#### [RAW DATA]

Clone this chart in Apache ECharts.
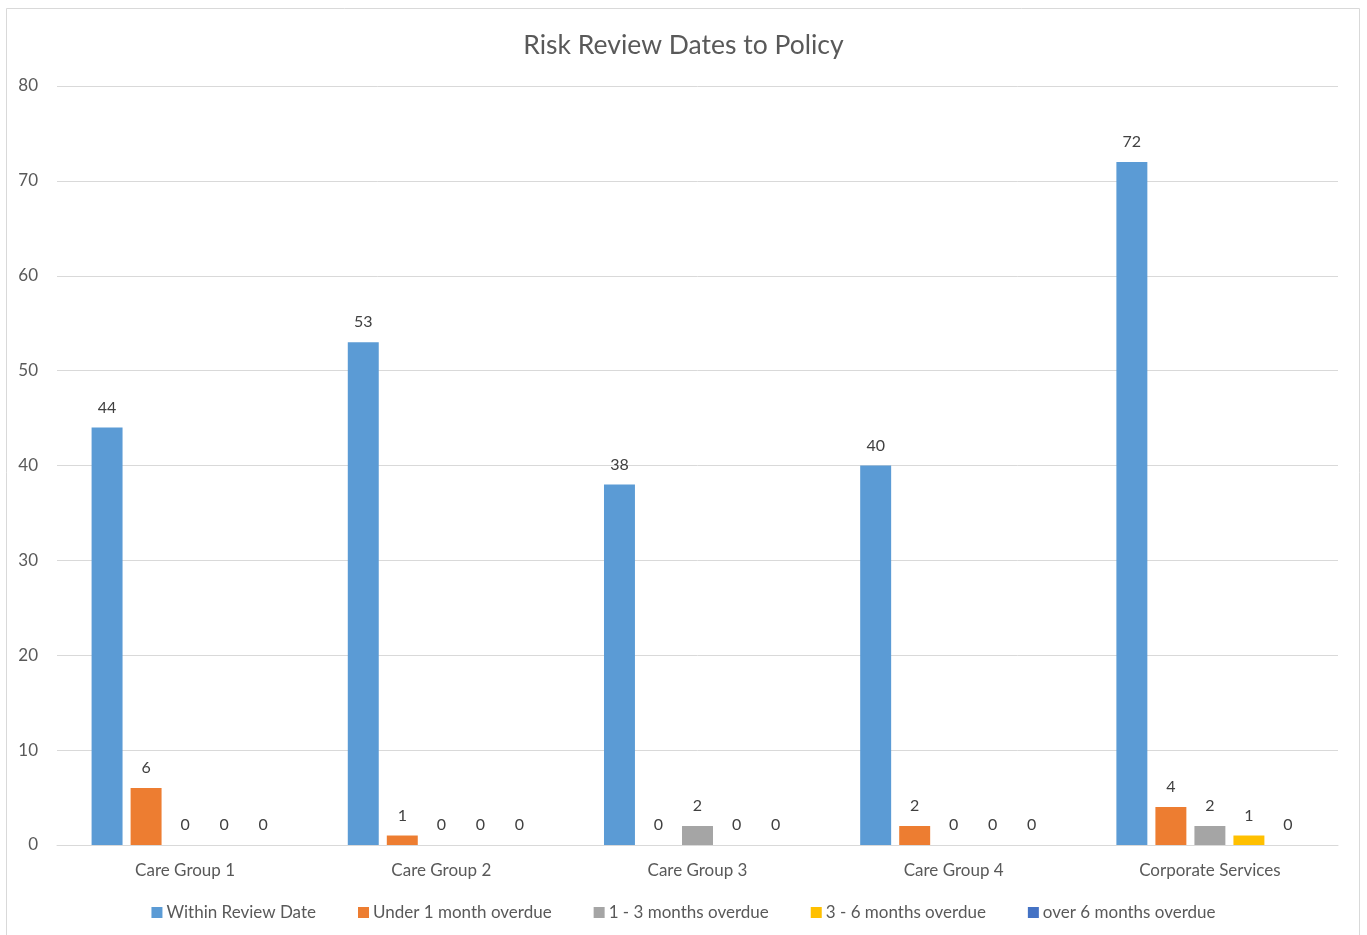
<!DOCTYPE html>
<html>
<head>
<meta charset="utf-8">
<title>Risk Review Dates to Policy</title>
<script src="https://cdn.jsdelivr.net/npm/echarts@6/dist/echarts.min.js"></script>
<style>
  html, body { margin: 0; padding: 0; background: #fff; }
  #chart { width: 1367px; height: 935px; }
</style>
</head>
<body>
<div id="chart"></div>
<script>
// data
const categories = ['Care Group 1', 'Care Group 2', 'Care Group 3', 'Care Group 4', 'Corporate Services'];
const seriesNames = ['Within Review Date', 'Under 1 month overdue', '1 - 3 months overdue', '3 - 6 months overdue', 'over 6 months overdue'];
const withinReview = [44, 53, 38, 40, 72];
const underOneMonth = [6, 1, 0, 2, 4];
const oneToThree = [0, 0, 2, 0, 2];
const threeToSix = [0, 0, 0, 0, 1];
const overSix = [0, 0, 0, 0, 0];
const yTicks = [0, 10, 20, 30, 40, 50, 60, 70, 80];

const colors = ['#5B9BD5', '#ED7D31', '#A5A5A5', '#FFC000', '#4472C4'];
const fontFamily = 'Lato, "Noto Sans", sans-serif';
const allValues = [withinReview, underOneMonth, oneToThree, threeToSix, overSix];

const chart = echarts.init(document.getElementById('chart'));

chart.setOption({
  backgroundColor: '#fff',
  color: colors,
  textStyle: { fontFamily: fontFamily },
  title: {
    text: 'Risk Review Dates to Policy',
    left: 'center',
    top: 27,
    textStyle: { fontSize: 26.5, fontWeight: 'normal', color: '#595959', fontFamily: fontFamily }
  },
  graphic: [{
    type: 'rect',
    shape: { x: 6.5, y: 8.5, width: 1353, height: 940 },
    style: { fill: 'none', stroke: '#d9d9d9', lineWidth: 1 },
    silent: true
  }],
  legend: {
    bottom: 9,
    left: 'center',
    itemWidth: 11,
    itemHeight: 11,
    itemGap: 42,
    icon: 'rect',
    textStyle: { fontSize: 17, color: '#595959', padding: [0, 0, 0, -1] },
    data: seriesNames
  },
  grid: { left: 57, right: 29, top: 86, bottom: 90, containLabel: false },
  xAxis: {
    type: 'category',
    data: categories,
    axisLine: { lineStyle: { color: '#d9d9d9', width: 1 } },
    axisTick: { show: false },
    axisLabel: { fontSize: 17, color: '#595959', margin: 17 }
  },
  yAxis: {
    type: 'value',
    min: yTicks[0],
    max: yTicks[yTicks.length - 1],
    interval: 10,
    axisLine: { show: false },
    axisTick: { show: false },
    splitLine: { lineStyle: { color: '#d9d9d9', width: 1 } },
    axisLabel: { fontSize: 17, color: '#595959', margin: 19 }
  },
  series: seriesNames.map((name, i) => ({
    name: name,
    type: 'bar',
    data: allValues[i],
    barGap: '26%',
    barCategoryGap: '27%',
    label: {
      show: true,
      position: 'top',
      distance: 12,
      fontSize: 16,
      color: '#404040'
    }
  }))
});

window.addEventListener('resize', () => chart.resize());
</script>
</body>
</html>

#### [THE EXERCISE]
Only lines belong in the copy: transcribe those from the start of the data through the line that contains "const chart = echarts.init(document.getElementById('chart'));", and skip the pictures.

#### [REPLY]
Clone this chart in Apache ECharts.
<!DOCTYPE html>
<html>
<head>
<meta charset="utf-8">
<title>Risk Review Dates to Policy</title>
<script src="https://cdn.jsdelivr.net/npm/echarts@6/dist/echarts.min.js"></script>
<style>
  html, body { margin: 0; padding: 0; background: #fff; }
  #chart { width: 1367px; height: 935px; }
</style>
</head>
<body>
<div id="chart"></div>
<script>
// data
const categories = ['Care Group 1', 'Care Group 2', 'Care Group 3', 'Care Group 4', 'Corporate Services'];
const seriesNames = ['Within Review Date', 'Under 1 month overdue', '1 - 3 months overdue', '3 - 6 months overdue', 'over 6 months overdue'];
const withinReview = [44, 53, 38, 40, 72];
const underOneMonth = [6, 1, 0, 2, 4];
const oneToThree = [0, 0, 2, 0, 2];
const threeToSix = [0, 0, 0, 0, 1];
const overSix = [0, 0, 0, 0, 0];
const yTicks = [0, 10, 20, 30, 40, 50, 60, 70, 80];

const colors = ['#5B9BD5', '#ED7D31', '#A5A5A5', '#FFC000', '#4472C4'];
const fontFamily = 'Lato, "Noto Sans", sans-serif';
const allValues = [withinReview, underOneMonth, oneToThree, threeToSix, overSix];

const chart = echarts.init(document.getElementById('chart'));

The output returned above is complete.